Addressing Friday's session on housing policy, economist Dr Ronan Lyons said Ireland lacked a coherent social housing system. He said rezoning an industrial estate near Glasnevin Cemetery in Dublin could provide about 10,000 homes, or over a year's supply for the capital.

In a country with a sensible land-use policy, the Dublin Industrial Estate “would have been rezoned a generation ago for residential purposes”.

“The site is beside rail and bus connections, good roads, schools and urban green space. Somewhat astoundingly, the new cross-city Luas will have its terminus here, in a half-used industrial estate.
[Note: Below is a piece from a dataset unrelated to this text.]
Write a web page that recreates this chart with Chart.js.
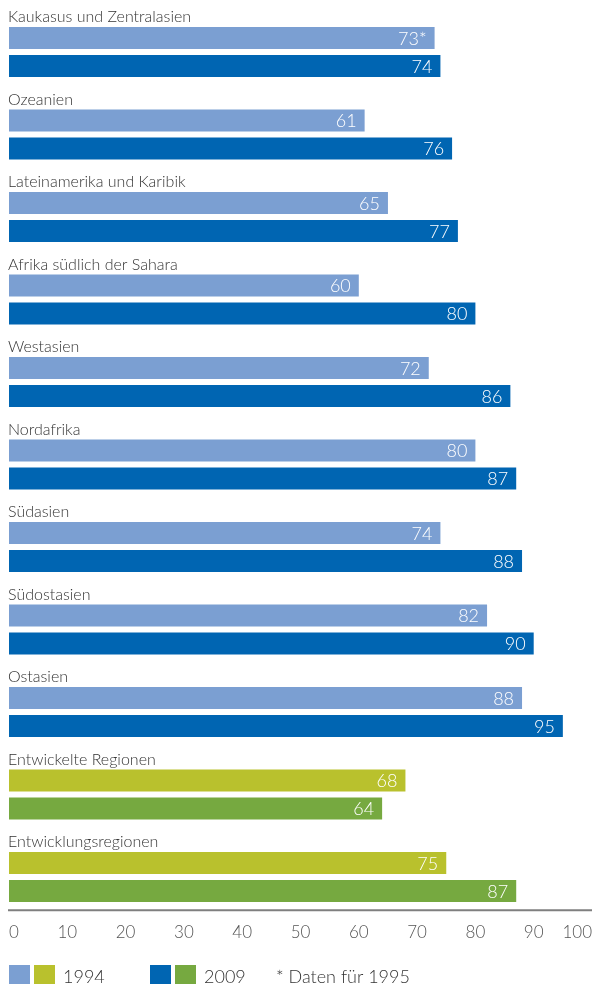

“With hundreds of thousands of vacant square metres of industrial space across the city, back of the envelope calculations suggest that, as industrial land, the site is worth practically nothing – but as residential land, suitable for perhaps 10,000 homes or over a year’s supply for the capital – it would be worth up to €3 billion.”

Dr Lyons said that nowhere were the cruel effects of good intentions in relation to housing policy more obvious than in the removal of the bedsits.

“We can of course debate some other time whether 30-square-metre accommodation should be illegal or not – but I think ejecting a vulnerable group from their accommodation, when it was obvious to all that there was nothing for them to move in to, has been a major factor in Dublin’s growing homelessness crisis.”

Dr Lorcan Sirr, lecturer in housing at Dublin Institute of Technology said the "hands-off, leave-it-to-the-market" approach to housing no longer worked.

A housing policy needed to be a plan for say 100 years and needed to anticipate where and in what properties the average Irish person would be living in thirty years, how much of their salary they would be paying for housing, and the security they would have, whether renting or owning.

But he questioned whether we had the “political bottle” to develop a housing policy that would last longer than five years and that would efficiently deliver affordable and accessible housing for Ireland for the next 100 years.